Published December 22, 2020 | Version v1
Working paper Open

Open Science Policy Brief for Penilaian Angka Kredit: Transparency and Credibility for World-Class Academics

Description

Background

On the 24th of November, 2020, the Indonesian Open Science Team met the DIKTI Director-General, Prof. Nizam, to discuss policy recommendations to help realize world-class Indonesian higher education institutions and academics. Afterwards, he requested a policy brief, as inputs for the upcoming amendments to the ‘Penilaian Angka Kredit’, a career evaluation and advancement system for Indonesian academics. If metrics and evaluation determines the type of academics, it begs the question, what type of academics do we want? Currently, the P.A.K focuses heavily on publications; however, to boost publication count academics use various methods, including but not limited to: being first author on research produced and written by students, selling out Indonesian natural resources to international researchers to be included in publications, self-plagiarism and self-citation, and neglecting national interests for their own. However, publications are not to be neglected, as they help us communicate our findings to the global audience. Therefore, we would like to make recommendations to a) produce academics that have impact to society and serve national interests, b) increase transparency to address poor practices in research and still gauge quality in a meaningful way. In other words, we would like to recommend changes so that we produce academics that have benefit to society, produce credible and useful research, rather than focusing solely on publications.

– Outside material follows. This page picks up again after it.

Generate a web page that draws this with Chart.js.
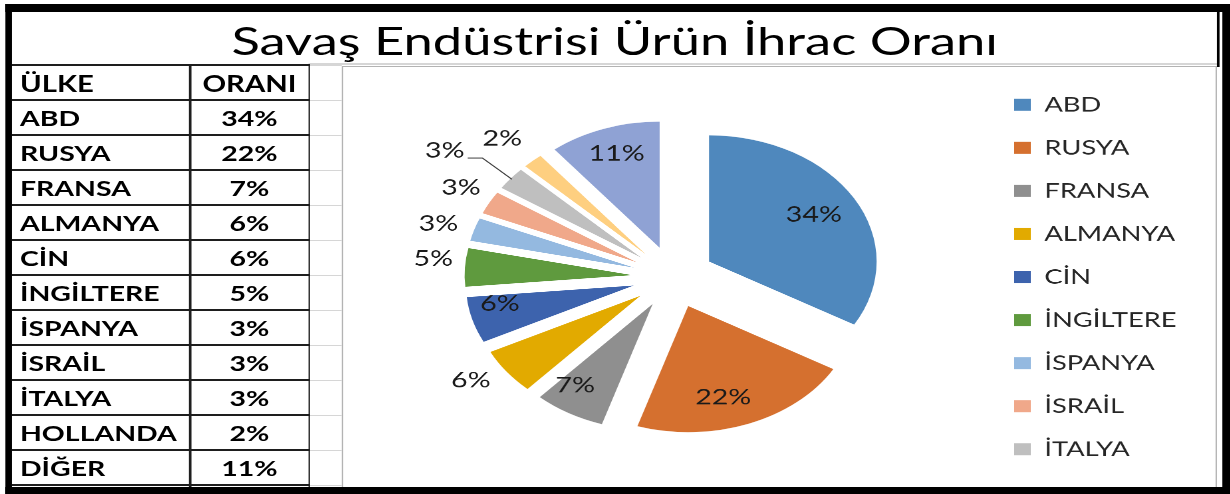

Note that among discussed practices are self-plagiarism and whether preprints fall under this umbrella. We would like to strongly emphasise that publishing preprints do not fall under self-plagiarism as preprints have, do and will not ever be identified as a published journal publication. Therefore, any automated system should not identify preprints as journal publications.

We acknowledge that evaluating work is an evolving and difficult subject; however, much attention and progress has been made recently to properly evaluating the work produced by academics, such DORA and Leiden Manifesto.

Conclusions

Ultimately, these metrics are designed to shape the type of academics we desire in our country. The guidelines we have proposed hope to produce academics that in turn will produce credible and useful research that can be used to build the country, and the world through science. This philosophy is being adopted globally, as the lack of transparency increases an individual's ability to game the system, and thus produces research output that may seem good, but have absolutely no applicable value whatsoever. Thus, in order to properly gauge an academic, we must be transparent in their practices, conduct article-level assessment while considering OA journals, and last but not least, consider their impact beyond publications. We hope that the policy brief is able to encourage this.

For further reading on academic evaluation for impact rather than publication, we recommend reading the San Francisco Declaration of Research Assessment as well as the Leiden Manifesto for research metrics.